Wachovia, also based in Charlotte, said quarterly net income fell to $51 million, or 3 cents per share, from $2.3 billion, or $1.20, a year earlier.
Excluding merger costs, profit was $160 million, or 8 cents per share. On that basis, analysts expected 32 cents. Revenue fell 17 percent to $7.2 billion. Analysts expected $7.22 billion.
Results reflected $1.7 billion of losses related to structured products including collateralized debt obligations. The bank also set aside $1.5 billion for credit losses, up sevenfold from a year earlier.
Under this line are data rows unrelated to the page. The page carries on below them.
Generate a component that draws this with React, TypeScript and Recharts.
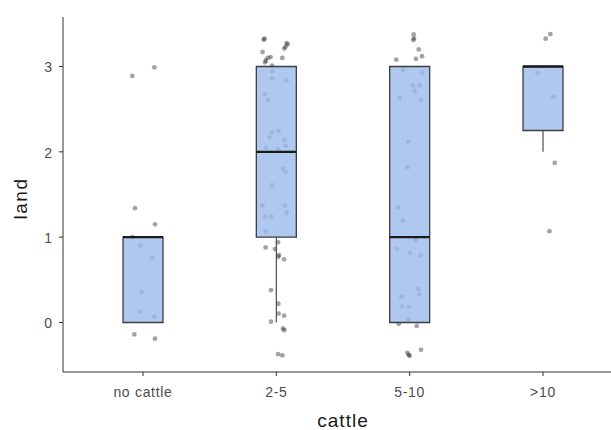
import {
  ComposedChart,
  ReferenceArea,
  ReferenceLine,
  Scatter,
  XAxis,
  YAxis
} from "recharts";

const CATEGORIES = ["no cattle", "2-5", "5-10", ">10"];

// box stats per category
const Q1 = [0, 1, 0, 2.25];
const MEDIAN = [1, 2, 1, 3];
const Q3 = [1, 3, 3, 3];
const WHISKER_LOW = [0, 0, 0, 2];
const WHISKER_HIGH = [1, 3, 3, 3];

// jittered points: [x position, land]
const NO_CATTLE: [number, number][] = [
  [0.92, 2.89], [1.085, 2.99], [0.94, 1.34], [1.09, 1.15], [0.92, 1.0],
  [0.98, 0.9], [1.07, 0.76], [0.99, 0.36], [0.98, 0.125], [1.085, 0.07],
  [0.935, -0.14], [1.09, -0.19]
];

const CATTLE_2_5: [number, number][] = [
  [1.912, 3.326], [1.905, 3.314], [2.077, 3.275], [2.085, 3.26], [2.068, 3.23],
  [2.06, 3.21], [1.897, 3.17], [1.957, 3.11], [1.935, 3.1], [2.045, 3.1],
  [1.922, 3.07], [1.915, 3.05], [1.968, 3.01], [1.97, 2.94], [1.968, 2.86],
  [2.077, 2.84], [1.915, 2.68], [1.938, 2.61], [2.017, 2.24], [1.968, 2.23],
  [1.948, 2.17], [2.06, 2.14], [2.07, 2.07], [1.923, 2.05], [2.013, 2.03],
  [2.05, 1.8], [2.07, 1.76], [1.968, 1.61], [1.897, 1.37], [2.062, 1.37],
  [2.077, 1.29], [1.915, 1.24], [1.962, 1.24], [1.92, 1.07], [2.013, 0.94],
  [1.92, 0.88], [1.99, 0.86], [2.02, 0.79], [2.015, 0.77], [2.058, 0.74],
  [1.96, 0.38], [2.015, 0.22], [2.017, 0.105], [2.058, 0.08], [1.96, 0.01],
  [2.05, -0.07], [2.06, -0.09], [2.013, -0.37], [2.045, -0.385]
];

const CATTLE_5_10: [number, number][] = [
  [3.03, 3.376], [3.032, 3.33], [3.028, 3.31], [3.068, 3.2], [3.093, 3.12],
  [3.047, 3.09], [2.9, 3.08], [2.95, 2.96], [3.095, 2.92], [3.023, 2.78],
  [3.075, 2.78], [3.038, 2.71], [2.925, 2.63], [3.083, 2.61], [2.99, 2.12],
  [2.985, 1.82], [2.912, 1.35], [2.95, 1.195], [3.045, 0.97], [2.905, 0.86],
  [3.0, 0.82], [3.083, 0.79], [3.065, 0.39], [3.073, 0.33], [2.938, 0.3],
  [2.943, 0.19], [2.993, 0.18], [2.99, 0.035], [2.918, -0.015], [3.053, -0.04],
  [3.085, -0.32], [2.983, -0.355], [2.993, -0.38], [3.0, -0.39]
];

const CATTLE_OVER_10: [number, number][] = [
  [4.02, 3.326], [4.055, 3.38], [3.96, 2.92], [4.077, 2.64], [4.088, 1.87],
  [4.048, 1.07]
];

const HALF_BOX = 0.15;
const FONT = "'Liberation Sans', Arial, sans-serif";

const points = [...NO_CATTLE, ...CATTLE_2_5, ...CATTLE_5_10, ...CATTLE_OVER_10].map(
  ([x, land]) => ({ x, land })
);

function Dot(props: any) {
  return <circle cx={props.cx} cy={props.cy} r={2.4} fill="#000" fillOpacity={0.36} />;
}

export default function App() {
  return (
    <div
      style={{
        position: "fixed",
        left: 0,
        top: 0,
        width: 611,
        height: 430,
        overflow: "hidden",
        background: "#fff"
      }}
    >
      <ComposedChart
        width={624}
        height={430}
        margin={{ top: 17, right: 1, bottom: 0, left: 0 }}
        style={{ fontFamily: FONT }}
      >
        <XAxis
          type="number"
          dataKey="x"
          domain={[0.4, 4.6]}
          ticks={[1, 2, 3, 4]}
          tickFormatter={(v) => CATEGORIES[v - 1]}
          allowDataOverflow
          height={58}
          stroke="#333"
          tickSize={4}
          tickMargin={11}
          tick={{ fill: "#4d4d4d", fontSize: 14, letterSpacing: 0.7 }}
          label={{
            value: "cattle",
            position: "insideBottom",
            offset: 3,
            fill: "#1a1a1a",
            fontSize: 19,
            letterSpacing: 1
          }}
        />
        <YAxis
          type="number"
          dataKey="land"
          domain={[-0.58, 3.58]}
          ticks={[0, 1, 2, 3]}
          allowDataOverflow
          width={63}
          stroke="#333"
          tickSize={4}
          tickMargin={7}
          tick={{ fill: "#4d4d4d", fontSize: 14, dy: 1 }}
          label={{
            value: "land",
            angle: -90,
            position: "center",
            dx: -11,
            dy: 4,
            fill: "#1a1a1a",
            fontSize: 19,
            letterSpacing: 1.5
          }}
        />
        <Scatter data={points} shape={Dot} isAnimationActive={false} zIndex={50} />
        {CATEGORIES.map((c, i) => (
          <ReferenceLine
            key={`wl-${c}`}
            segment={[{ x: i + 1, y: WHISKER_LOW[i] }, { x: i + 1, y: Q1[i] }]}
            stroke="#4d4d4d"
            strokeWidth={1.2}
            zIndex={90}
          />
        ))}
        {CATEGORIES.map((c, i) => (
          <ReferenceLine
            key={`wh-${c}`}
            segment={[{ x: i + 1, y: Q3[i] }, { x: i + 1, y: WHISKER_HIGH[i] }]}
            stroke="#4d4d4d"
            strokeWidth={1.2}
            zIndex={90}
          />
        ))}
        {CATEGORIES.map((c, i) => (
          <ReferenceArea
            key={`box-${c}`}
            x1={i + 1 - HALF_BOX}
            x2={i + 1 + HALF_BOX}
            y1={Q1[i]}
            y2={Q3[i]}
            fill="#9abaec"
            fillOpacity={0.8}
            stroke="#3d3d3d"
            strokeWidth={1.3}
            strokeOpacity={1}
            zIndex={100}
          />
        ))}
        {CATEGORIES.map((c, i) => (
          <ReferenceLine
            key={`med-${c}`}
            segment={[
              { x: i + 1 - HALF_BOX, y: MEDIAN[i] },
              { x: i + 1 + HALF_BOX, y: MEDIAN[i] }
            ]}
            stroke="#1a1a1a"
            strokeWidth={2.4}
            zIndex={110}
          />
        ))}
      </ComposedChart>
    </div>
  );
}
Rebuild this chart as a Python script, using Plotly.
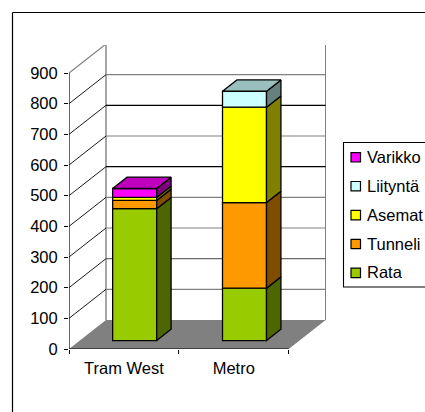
import plotly.graph_objects as go

categories = ["Tram West", "Metro"]
series_names = ["Rata", "Tunneli", "Asemat", "Liityntä", "Varikko"]
rata = [430, 171]
tunneli = [27, 279]
asemat = [10, 311]
liityntä = [0, 52]
varikko = [29, 0]
tick_values = [0, 100, 200, 300, 400, 500, 600, 700, 800, 900]

series_values = [rata, tunneli, asemat, liityntä, varikko]
front_colors = ["#99CC00", "#FF9900", "#FFFF00", "#CCFFFF", "#FF00FF"]
side_colors = ["#4D6600", "#804D00", "#808000", "#668080", "#800080"]
top_colors = ["#739900", "#BF7300", "#BFBF00", "#99BFBF", "#BF00BF"]
grid_colors = ["#808080", "#6A6A6A", "#808080", "#808080", "#000000", "#808080", "#000000", "#808080"]

W, H = 425, 412
L, R, T, B = 69, 326, 45, 349          # plot rectangle, px
X_PX = 109.85                          # px per category
Y_PX = 276 / 900                       # px per value unit
DX = 37 / X_PX                         # depth shift in x units
DY = 29 / Y_PX                         # depth shift in value units
BAR_FRONT, BAR_BACK = 0.29, 0.68
BAR_W = 44 / X_PX
FONT = dict(family="Liberation Sans, Arial, sans-serif", size=16.5, color="#000000")


def proj(x, v, d):
    return x + d * DX, v + d * DY


def px(x):
    return (x - L) / (R - L)


def py(y):
    return (B - y) / (B - T)


fig = go.Figure()
shapes = []
annotations = []


def seg(p, q, color, width):
    shapes.append(dict(type="line", xref="x", yref="y", layer="below",
                       x0=p[0], y0=p[1], x1=q[0], y1=q[1],
                       line=dict(color=color, width=width)))


n = len(categories)
# floor
floor = [proj(0, 0, 0), proj(n, 0, 0), proj(n, 0, 1), proj(0, 0, 1)]
path = "M " + " L ".join(f"{a},{b}" for a, b in floor) + " Z"
shapes.append(dict(type="path", xref="x", yref="y", layer="below", path=path,
                   fillcolor="#808080", line=dict(width=0)))
# walls
top = tick_values[-1]
seg(proj(0, 0, 1), proj(0, top, 1), "#808080", 1.4)
seg(proj(n, 0, 1), proj(n, top, 1), "#808080", 1.4)
seg(proj(0, top, 1), proj(n, top, 1), "#808080", 1.4)
seg(proj(0, top, 0), proj(0, top, 1), "#808080", 1.2)
for v, c in zip(tick_values[1:-1], grid_colors):
    seg(proj(0, v, 1), proj(n, v, 1), c, 1.1)
    seg(proj(0, v, 0), proj(0, v, 1), "#000000", 0.9)

# front faces and depth faces
centres = [i + 0.5 for i in range(n)]
for s, (name, vals) in enumerate(zip(series_names, series_values)):
    bases = [sum(series_values[k][i] for k in range(s)) for i in range(n)]
    fig.add_trace(go.Bar(
        x=[proj(c, 0, BAR_FRONT)[0] for c in centres],
        y=vals,
        base=[proj(0, b, BAR_FRONT)[1] for b in bases],
        width=BAR_W, name=name, showlegend=False,
        marker=dict(color=front_colors[s], line=dict(color="#000000", width=1.3)),
    ))
    for i, c in enumerate(centres):
        if vals[i] == 0:
            continue
        b, t = bases[i], bases[i] + vals[i]
        xr = c + BAR_W / 2
        pts = [proj(xr, b, BAR_FRONT), proj(xr, b, BAR_BACK), proj(xr, t, BAR_BACK), proj(xr, t, BAR_FRONT), proj(xr, b, BAR_FRONT)]
        fig.add_trace(go.Scatter(x=[p[0] for p in pts], y=[p[1] for p in pts], mode="lines", fill="toself",
                                 fillcolor=side_colors[s], line=dict(color="#000000", width=1.3),
                                 showlegend=False, hoverinfo="skip"))
        is_top = all(series_values[k][i] == 0 for k in range(s + 1, len(series_values)))
        if is_top:
            xl = c - BAR_W / 2
            pts = [proj(xl, t, BAR_FRONT), proj(xr, t, BAR_FRONT), proj(xr, t, BAR_BACK), proj(xl, t, BAR_BACK), proj(xl, t, BAR_FRONT)]
            fig.add_trace(go.Scatter(x=[p[0] for p in pts], y=[p[1] for p in pts], mode="lines", fill="toself",
                                     fillcolor=top_colors[s], line=dict(color="#000000", width=1.3),
                                     showlegend=False, hoverinfo="skip"))

# axis lines
fig.add_trace(go.Scatter(x=[0, 0, n], y=[top, 0, 0], mode="lines", line=dict(color="#000000", width=1.2),
                         showlegend=False, hoverinfo="skip"))

# outer frame (open on the right and at the bottom, where the picture is cropped)
for x0, y0, x1, y1 in [(12.5, 12.5, W, 12.5), (12.5, 12.5, 12.5, H)]:
    shapes.append(dict(type="line", xref="paper", yref="paper", x0=px(x0), y0=py(y0), x1=px(x1), y1=py(y1),
                       line=dict(color="#000000", width=1.2)))

# legend
LEG_L, LEG_T, LEG_B = 343.5, 142.5, 287
ROW0, ROW = 157.3, 28.9
shapes.append(dict(type="rect", xref="paper", yref="paper", x0=px(LEG_L), y0=py(LEG_T), x1=px(W + 5), y1=py(LEG_B),
                   fillcolor="#FFFFFF", line=dict(color="#000000", width=1.1)))
for j, s in enumerate(range(len(series_names) - 1, -1, -1)):
    yc = ROW0 + j * ROW
    shapes.append(dict(type="rect", xref="paper", yref="paper", x0=px(351), y0=py(yc - 4.7), x1=px(360.5), y1=py(yc + 4.7),
                       fillcolor=front_colors[s], line=dict(color="#000000", width=1.2)))
    annotations.append(dict(xref="paper", yref="paper", x=px(366), y=py(yc - 0.5), xanchor="left", yanchor="middle",
                            text=series_names[s], showarrow=False, font=FONT, xshift=0, borderpad=0))

fig.update_layout(
    width=W, height=H, autosize=False,
    margin=dict(l=L, r=W - R, t=T, b=H - B, pad=0, autoexpand=False),
    paper_bgcolor="#FFFFFF", plot_bgcolor="rgba(0,0,0,0)",
    barmode="overlay", showlegend=False, font=FONT,
    shapes=shapes, annotations=annotations,
    xaxis=dict(range=[0, (R - L) / X_PX], showgrid=False, zeroline=False, showline=False,
               tickmode="array", tickvals=centres, ticktext=categories, ticks="", ticklabelstandoff=7,
               minor=dict(tickmode="array", tickvals=list(range(n + 1)), ticks="outside", ticklen=4,
                          tickwidth=1.1, tickcolor="#000000", showgrid=False),
               tickfont=FONT),
    yaxis=dict(range=[0, (B - T) / Y_PX], showgrid=False, zeroline=False, showline=False,
               tickmode="array", tickvals=tick_values, ticks="outside", ticklen=4, tickwidth=1.1,
               tickcolor="#000000", tickfont=FONT, ticklabelstandoff=3),
)

fig.write_html("out.html", config=dict(displayModeBar=False),
               post_script="document.body.style.margin='0';document.body.style.overflow='hidden';")
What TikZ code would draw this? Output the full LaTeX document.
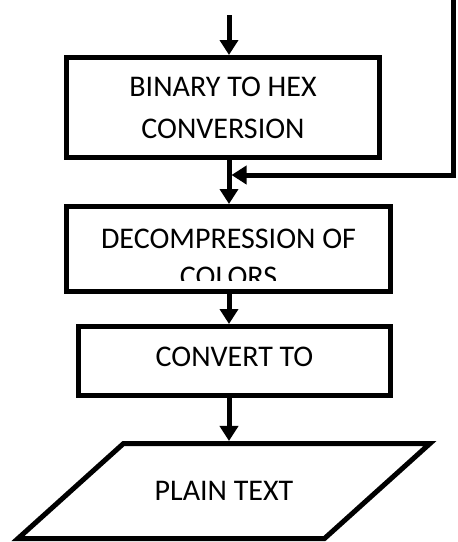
\documentclass[tikz,border=0pt]{standalone}
\usepackage{fontspec}
\setmainfont{Carlito}
\usetikzlibrary{arrows.meta,shapes.geometric}
\tikzset{
  stepbox/.style={draw,line width=5pt,inner sep=0pt,align=center,
    font=\fontsize{30}{42}\selectfont},
  flow/.style={line width=5pt,-{Triangle[width=18pt,length=15pt]}}
}

\begin{document}
\begin{tikzpicture}[x=1pt,y=-1pt]
\useasboundingbox (0,0) rectangle (458,542);

\node [stepbox,minimum width=313pt,minimum height=100pt] (hex) at (223,107.5)
{BINARY TO HEX\\CONVERSION};
\node [stepbox,minimum width=324pt,minimum height=85pt] (decomp) at (228.5,249) {};
\begin{scope}
\clip (64,204) rectangle (393,280); % text runs out of the box
\node [align=center,font=\fontsize{30}{38}\selectfont] (decomptext) at (228.5,257.5)
{DECOMPRESSION OF\\COLORS};
\end{scope}
\node [stepbox,minimum width=312pt,minimum height=69pt,text depth=8pt] (conv) at (234.5,361)
{CONVERT TO};
\node [stepbox,trapezium,trapezium left angle=42,trapezium right angle=138,
  trapezium stretches body,text height=19pt,text depth=0pt,inner ysep=38pt,
  minimum width=412pt] (plain) at (224,491)
{PLAIN TEXT};

\coordinate (in) at (229,15);
\coordinate (feed) at (453.5,0);
\coordinate (join) at (231.5,175);

\draw [flow] (in) -- (in |- hex.north);
\draw [flow] (in |- hex.south) -- (in |- decomp.north);
\draw [flow] (feed) |- (join);
\draw [flow] (in |- decomp.south) -- (in |- conv.north);
\draw [flow] (in |- conv.south) -- (in |- plain.north);
\end{tikzpicture}
\end{document}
Full-year profit fell 19 percent to $6.31 billion, or $3.26 per share.
“Our fourth-quarter results were poor,” Thompson said on a conference call. “They do not in any way represent our expectations for the future.”
Some losses stemmed from housing weakness in California, home to the former Golden West Financial Corp, a mortgage specialist that Wachovia bought in October 2006 for $24.2 billion, an amount critics called too high.
Chief Financial Officer Tom Wurtz nevertheless said that credit losses on Golden West’s roughly $125 billion portfolio will likely be less than $1 billion in 2008.
“A number of large banks will have larger losses in 2008 on just their home equity portfolios,” he said in an interview.
Several other large U.S. banks reported fourth-quarter results last week. Profit fell 34 percent at JPMorgan Chase & Co (JPM.N), 38 percent at Wells Fargo & Co (WFC.N) and 21 percent at US Bancorp (USB.N). Citigroup Inc (C.N) reported a record $9.83 billion loss.